Janu juga mengatakan, bahwa para user yang telah membeli dan membayar lunas, dipaksa untuk keluar dari aset miliknya secara sukarela. Sementara, mereka tidak mendapatkan kompensasi apapun, sehingga terkesan terjadi pengusiran.
“Mereka diberi batas waktu delapan hari sejak pemanggilan, untuk mengosongkan dan meninggalkan objek secara sukarela.

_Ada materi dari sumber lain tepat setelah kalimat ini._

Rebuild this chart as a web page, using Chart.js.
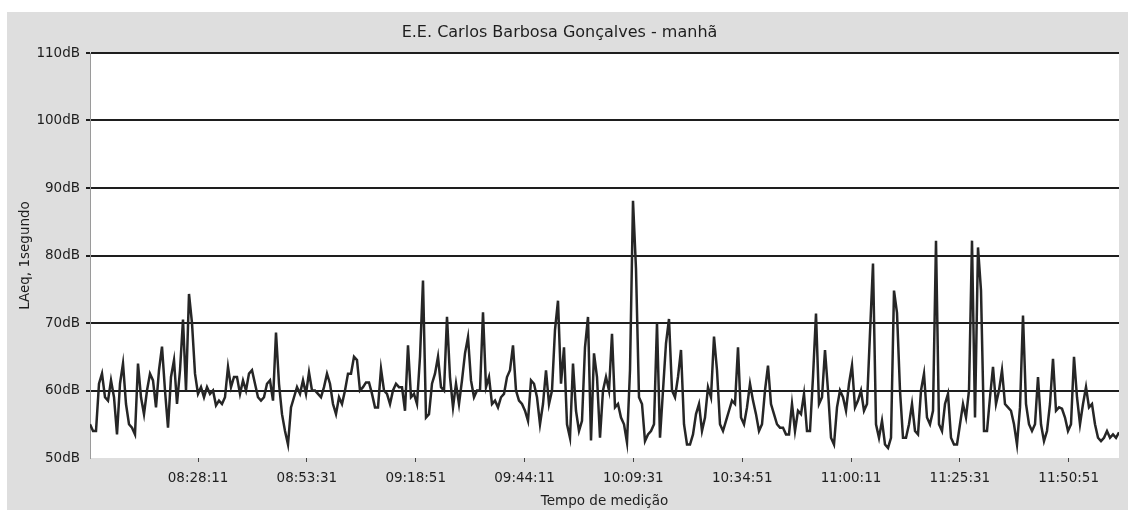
<!DOCTYPE html>
<html>
<head>
<meta charset="utf-8">
<script src="https://cdn.jsdelivr.net/npm/chart.js@4/dist/chart.umd.min.js"></script>
<style>
  body { margin: 0; background: #fff; }
  #wrap { width: 1128px; height: 510px; }
</style>
</head>
<body>
<div id="wrap"><canvas id="soundChart" width="1128" height="510"></canvas></div>
<script>
const chartTitle = 'E.E. Carlos Barbosa Gonçalves - manhã';
const yTitle = 'LAeq, 1segundo';
const xTitle = 'Tempo de medição';

// time ticks shown under the plot
const timeTicks = ['08:28:11', '08:53:31', '09:18:51', '09:44:11', '10:09:31',
    '10:34:51', '11:00:11', '11:25:31', '11:50:51'];
const dbTicks = [50, 60, 70, 80, 90, 100, 110];

// readings taken off the trace, one every sampleStep seconds
const sampleStart = '08:03:02';
const sampleStep = 41.9;
const laeq = [
    55, 54, 54, 61, 62.5, 59, 58.5, 61.5, 59, 53.5,
    61, 64, 58, 55, 54.5, 53.5, 64, 59, 56.5, 60,
    62.5, 61.5, 57.5, 63, 66.5, 60, 54.5, 62, 64.5, 58,
    63, 70.5, 60, 74.3, 70, 62.5, 59.5, 60.5, 59, 60.5,
    59.5, 60, 57.8, 58.5, 58, 59, 63.5, 60.5, 62, 62,
    59.5, 61.5, 60, 62.5, 63, 61, 59, 58.5, 59, 61,
    61.5, 58.5, 68.6, 61, 56.5, 54, 52, 57.5, 59, 60.5,
    59.5, 61.5, 59.5, 62.7, 60, 60, 59.5, 59, 60.5, 62.5,
    61, 58, 56.5, 59, 58, 60, 62.5, 62.5, 65, 64.5,
    60, 60.5, 61.2, 61.2, 59.5, 57.5, 57.5, 63.2, 60, 59.5,
    58, 60, 61, 60.5, 60.5, 57, 66.7, 59, 59.5, 58,
    65, 76.3, 56, 56.5, 61, 62.5, 65, 60.5, 60, 70.9,
    62, 57.5, 61, 58, 61.5, 65.5, 67.9, 61.5, 59, 60,
    60, 71.6, 60.5, 62, 58, 58.5, 57.5, 59, 59.5, 62,
    63, 66.7, 60, 58.5, 58, 57, 55.5, 61.5, 61, 59,
    55, 58, 63, 58, 60, 69, 73.3, 61, 66.4, 55,
    53, 64, 57, 54, 55.5, 66.4, 70.9, 52.6, 65.5, 62,
    53, 60, 62, 60, 68.4, 57.5, 58, 56, 55, 52.3,
    63, 88.1, 78, 59, 58, 52.5, 53.5, 54, 55, 70,
    53, 60, 67, 70.6, 60, 59, 62, 66, 55, 52,
    52, 53.5, 56.5, 58, 54, 56, 60.5, 59, 68, 63,
    55, 54, 55.5, 57, 58.5, 58, 66.4, 56, 55, 57.5,
    61, 58.5, 56.5, 54, 55, 60, 63.7, 58, 56.5, 55,
    54.5, 54.5, 53.5, 53.5, 58, 54, 57, 56.5, 59.5, 54,
    54, 62, 71.4, 58, 59, 66, 60, 53, 52, 57.5,
    60, 59, 57, 61, 63.7, 57.5, 58.5, 60, 57, 58,
    68.5, 78.8, 55, 53, 55.5, 52, 51.5, 53, 74.8, 71.5,
    60, 53, 53, 55, 58, 54, 53.5, 60, 62.5, 56,
    55, 57, 82.2, 55, 54, 58, 59.5, 53, 52, 52,
    55, 58, 56, 60, 82.2, 56, 81.2, 74.8, 54, 54,
    59, 63.5, 58, 60, 63, 58, 57.5, 57, 55, 52,
    57.5, 71.1, 58, 55, 54, 55, 62, 55, 52.5, 54,
    58, 64.7, 57, 57.5, 57.3, 56, 54, 55, 65, 59,
    55, 58, 60.5, 57.5, 58, 55, 53, 52.5, 53, 54,
    53, 53.5, 53, 53.8
];

function toSec(s) {
    const p = s.split(':').map(Number);
    return p[0] * 3600 + p[1] * 60 + p[2];
}
function toClock(v) {
    v = Math.round(v);
    const h = Math.floor(v / 3600), m = Math.floor(v / 60) % 60, s = v % 60;
    return [h, m, s].map(n => String(n).padStart(2, '0')).join(':');
}

const t0 = toSec(sampleStart);
const points = laeq.map((v, i) => ({x: t0 + i * sampleStep, y: v}));

const frame = {
    id: 'frame',
    beforeDraw(chart) {
        const {ctx, chartArea} = chart;
        ctx.save();
        ctx.fillStyle = '#ffffff';
        ctx.fillRect(0, 0, chart.width, chart.height);
        ctx.fillStyle = '#dedede';
        ctx.fillRect(7, 12, chart.width - 7, chart.height - 12);
        ctx.fillStyle = '#ffffff';
        ctx.fillRect(chartArea.left, chartArea.top, chartArea.right - chartArea.left, chartArea.bottom - chartArea.top);
        ctx.restore();
    }
};

const font = {family: 'DejaVu Sans', size: 13.5};

const config = {
    type: 'line',
    data: {
        datasets: [{
            label: yTitle,
            data: points,
            borderColor: '#262626',
            borderWidth: 2.5,
            pointRadius: 0,
            tension: 0,
            fill: false
        }]
    },
    options: {
        responsive: false,
        animation: false,
        devicePixelRatio: 1,
        layout: {padding: {left: 0, right: 9, top: 0, bottom: 0}},
        plugins: {
            legend: {display: false},
            tooltip: {enabled: false},
            title: {
                display: true,
                text: chartTitle,
                color: '#1e1e1e',
                font: {family: 'DejaVu Sans', size: 16, weight: 'normal'},
                padding: {top: 23, bottom: 10.8}
            }
        },
        scales: {
            x: {
                type: 'linear',
                min: t0,
                max: t0 + (laeq.length - 1) * sampleStep,
                afterFit(scale) { scale.height = 52; },
                afterBuildTicks(scale) {
                    scale.ticks = timeTicks.map(s => ({value: toSec(s)}));
                },
                ticks: {
                    color: '#1e1e1e',
                    font: font,
                    padding: 8,
                    maxRotation: 0,
                    autoSkip: false,
                    callback: v => toClock(v)
                },
                grid: {
                    drawOnChartArea: false,
                    drawTicks: true,
                    tickLength: 4,
                    color: '#444',
                    lineWidth: 1
                },
                border: {display: false},
                title: {
                    display: true,
                    text: xTitle,
                    color: '#1e1e1e',
                    font: font,
                    padding: {top: 0, bottom: 0}
                }
            },
            y: {
                min: dbTicks[0],
                max: dbTicks[dbTicks.length - 1],
                afterFit(scale) { scale.width = 90; },
                afterBuildTicks(scale) {
                    scale.ticks = dbTicks.map(v => ({value: v}));
                },
                ticks: {
                    color: '#1e1e1e',
                    font: font,
                    padding: 6,
                    callback: v => v + 'dB'
                },
                grid: {
                    drawTicks: true,
                    tickLength: 4,
                    lineWidth: 2,
                    color: ctx => ctx.tick && ctx.tick.value === dbTicks[0] ? 'rgba(0,0,0,0)' : '#1e1e1e'
                },
                border: {display: true, color: '#9a9a9a', width: 1},
                title: {
                    display: true,
                    text: yTitle,
                    color: '#1e1e1e',
                    font: font,
                    padding: {top: 17, bottom: 0}
                }
            }
        }
    },
    plugins: [frame]
};

const soundChart = new Chart(document.getElementById('soundChart'), config);
</script>
</body>
</html>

Padahal mereka membeli bahkan ada yang juga sudah ditinggali, ini yang meneguhkan kami untuk secara tegas menolak eksekusi,” ujarnya.

Menanggapi hal tersebut Panitera PN Malang Kelas 1A, Imam Sukardi, SH, MH menjelaskan, bahwa permohonan eksekusi ini berdasarkan risalah lelang yang dimohonkan oleh PT SSG selaku pemenang lelang. Namun, di momen aanmaning kali ini, pihak PN Malang dikatakannya menjadi jembatan komunikasi lagi antara termohon dan pemohon.
“Jadi banyak pihak termohon ini, kami membantu komunikasi. Tadi pihak termohon juga menyampaikan sudah membuka pintu untuk perdamaian, dengan menawarkan kesepakatan kepada para user sebagai termohon,” jelasnya.
Menurutnya, terkait batas waktu delapan hari para termohon dilakukan aanmaning harus meninggalkan objek, ini dinilai sebagai aturan yang ada dan harus disampaikannya. Akan tetapi, terkait implementasi, ada beberapa faktor yang harus ditempuh dan tidak serta merta dilakukan.
“Kami menyampaikan, agar para user atau termohon yang memiliki bukti kepemilikan, bukti pelunasan dan bukti lain, bisa diserahkan melalui PTSP PN Malang. Nanti, akan kami kaji dan akan dilakukan penilaian. Apakah bisa dilanjutkan ke tahap berikutnya atau tidak. Jadi prosesnya masih panjang dan pertimbangan juga banyak,” pungkasnya. (lil).